Two problems generally exist with the prior art notch filters. The first is that the insertion loss of the filter is typically fairly high and the second is that the bandwidth of the notch is typically very narrow because the transmission phase characteristics of the surface acoustic wave are changing rapidly with frequency and hence the bridge is only in balance over a very narrow region where the transmission phase of the surface acoustic wave is exactly correct.
The first problem, insertion loss, has been previously overcome by using a low loss surface acoustic wave device such as a surface acoustic wave resonator. Unfortunately, use of a surface acoustic wave resonator makes the second problem, bandwidth, somewhat worse because the phase slope in the transmission response is very steep in a surface acoustic wave resonator structure. In principle, one could use a low-loss surface acoustic wave filter and thereby have a somewhat less steep phase slope but any two-port surface acoustic wave device will always have a finite phase slope simply because the phase slope represents the time delay between the input and output transducer. The input and the output transducers must always be physically separated from one another on the surface acoustic wave device surface. Thus, it is impossible to achieve a two-port surface acoustic wave device in which both the transmission magnitude and the transmission phase are constant over a reasonable bandwidth.

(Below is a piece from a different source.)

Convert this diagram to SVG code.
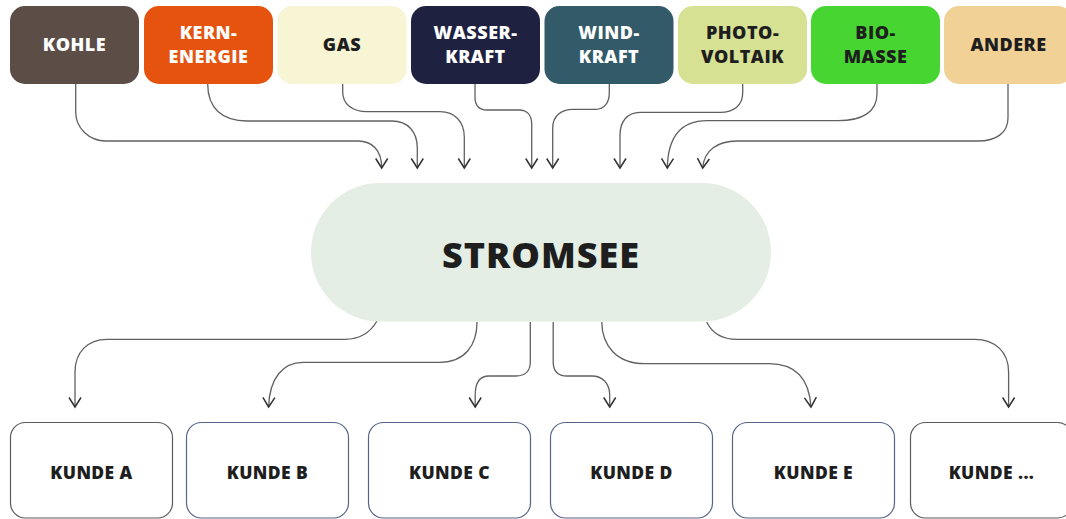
<svg xmlns="http://www.w3.org/2000/svg" width="1066" height="519" viewBox="0 0 1066 519">
<defs>
<style>
.src text, .hub text, .cust text { font-family: "Open Sans", "Liberation Sans", sans-serif; font-weight: 800; text-anchor: middle; }
.src text { font-size: 18px; letter-spacing: 0.5px; }
.lt { fill: #ffffff; }
.dk { fill: #1e1e1e; }
.hub text { font-size: 36px; letter-spacing: 1px; fill: #1e1e1e; }
.cust rect { fill: #ffffff; stroke-width: 1.2; }
.cust text { font-size: 17.5px; letter-spacing: 0.4px; fill: #1e1e1e; }
.gr { stroke: #5a5a5a; }
.bl { stroke: #56648a; }
#connectors path { fill: none; stroke: #606060; stroke-width: 1.3; marker-end: url(#arr); }
</style>
<marker id="arr" viewBox="-12 -8 14 16" refX="0" refY="0" markerWidth="14" markerHeight="16" markerUnits="userSpaceOnUse" orient="auto">
<path d="M-9.5,-6 L0,0 L-9.5,6" fill="none" stroke="#333" stroke-width="1.5"/>
</marker>
</defs>
<rect width="1066" height="519" fill="#ffffff"/>

<g id="connectors">
<path d="M75.7,84 V112 C75.7,128 89,141 106,141 H358 C372,141 381.7,150 381.7,168"/>
<path d="M207.7,84 C207.7,108 222,121 247,121 H392 C408,121 417.3,132 417.3,148 V168"/>
<path d="M342.7,84 V92 C342.7,104 352,111.7 367,111.7 H440 C455,111.7 464.3,122 464.3,137 V168"/>
<path d="M475,84 V97 C475,105 479,110 487,110 H519 C527,110 531.7,115 531.7,124 V168"/>
<path d="M609.3,84 V93 C609.3,103 604,109.3 596,109.3 H573 C561,109.3 552.7,116 552.7,128 V168"/>
<path d="M742.7,84 V93 C742.7,105 734,112.3 720,112.3 H640 C627,112.3 620,122 620,135 V168"/>
<path d="M877,84 V94 C877,112 862,120.7 838,120.7 H707 C684,120.7 668,133 667.3,168"/>
<path d="M1008,84 V118 C1008,133 996,141 978,141 H737 C718,141 704,150 702.7,168"/>

<path d="M377,321 C370,333 360,339.3 345,339.3 H107 C88,339.3 75,352 75,372 V407"/>
<path d="M477,322 C477,345 465,362.3 440,362.3 H303 C283,362.3 269.5,378 268.6,407"/>
<path d="M530.3,322 V362 C530.3,371 525,376 516,376 H489 C480,376 475.2,383 475.2,395 V407"/>
<path d="M553.2,322 V362 C553.2,371 558,376 567,376 H592 C602,376 609.7,383 609.7,395 V407"/>
<path d="M601.8,322 C602,345 616,363.7 645,363.7 H769 C793,363.7 809,376 811,407"/>
<path d="M706.7,322 C712,333 722,339.3 737,339.3 H975 C995,339.3 1008.6,352 1008.6,372 V407"/>
</g>

<g id="kohle" class="src"><rect x="10" y="6" width="129" height="78" rx="15" fill="#5c4d47"/><text class="lt" x="74.5" y="50.5">KOHLE</text></g>
<g id="kernenergie" class="src"><rect x="144" y="6" width="129" height="78" rx="15" fill="#e5530f"/><text class="lt" x="208.5" y="39.3">KERN-</text><text class="lt" x="208.5" y="62.5">ENERGIE</text></g>
<g id="gas" class="src"><rect x="277.5" y="6" width="129" height="78" rx="15" fill="#f7f5d3"/><text class="dk" x="342" y="50.5">GAS</text></g>
<g id="wasserkraft" class="src"><rect x="411" y="6" width="129" height="78" rx="15" fill="#1e2140"/><text class="lt" x="475.5" y="39.3">WASSER-</text><text class="lt" x="475.5" y="62.5">KRAFT</text></g>
<g id="windkraft" class="src"><rect x="544.5" y="6" width="129" height="78" rx="15" fill="#325a68"/><text class="lt" x="609" y="39.3">WIND-</text><text class="lt" x="609" y="62.5">KRAFT</text></g>
<g id="photovoltaik" class="src"><rect x="678" y="6" width="129" height="78" rx="15" fill="#d6e194"/><text class="dk" x="742.5" y="39.3">PHOTO-</text><text class="dk" x="742.5" y="62.5">VOLTAIK</text></g>
<g id="biomasse" class="src"><rect x="811" y="6" width="129" height="78" rx="15" fill="#47d631"/><text class="dk" x="875.5" y="39.3">BIO-</text><text class="dk" x="875.5" y="62.5">MASSE</text></g>
<g id="andere" class="src"><rect x="944" y="6" width="129" height="78" rx="15" fill="#f1d196"/><text class="dk" x="1008.5" y="50.5">ANDERE</text></g>

<g id="stromsee" class="hub"><rect x="311" y="183" width="460" height="138.5" rx="69" fill="#e4eee4"/><text x="541" y="267.7">STROMSEE</text></g>

<g id="kunde-a" class="cust"><rect class="gr" x="10.5" y="422.5" width="162" height="95.5" rx="15"/><text x="91.5" y="479.3">KUNDE A</text></g>
<g id="kunde-b" class="cust"><rect class="bl" x="186.5" y="422.5" width="162" height="95.5" rx="15"/><text x="267.5" y="479.3">KUNDE B</text></g>
<g id="kunde-c" class="cust"><rect class="bl" x="368.5" y="422.5" width="162" height="95.5" rx="15"/><text x="449.5" y="479.3">KUNDE C</text></g>
<g id="kunde-d" class="cust"><rect class="bl" x="550.5" y="422.5" width="162" height="95.5" rx="15"/><text x="631.5" y="479.3">KUNDE D</text></g>
<g id="kunde-e" class="cust"><rect class="bl" x="732.5" y="422.5" width="162" height="95.5" rx="15"/><text x="813.5" y="479.3">KUNDE E</text></g>
<g id="kunde-more" class="cust"><rect class="gr" x="910.5" y="422.5" width="162" height="95.5" rx="15"/><text x="991.5" y="479.3">KUNDE ...</text></g>
</svg>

In many cases, it is desired to have a notch filter where the bottom of the notch has a finite width to allow for temperature drift or other instability in either the notch filter or the signal to be rejected by the notch. The present invention is a SAW device whose input admittance is relatively constant in both magnitude and phase across the bandwidth of the notch thus resulting in a notch filter with broader rejection characteristics than are typically achieved in the prior art. When this type of device is used in a bridge configuration the "balance condition" which results in the notch is then achieved over a broader bandwidth.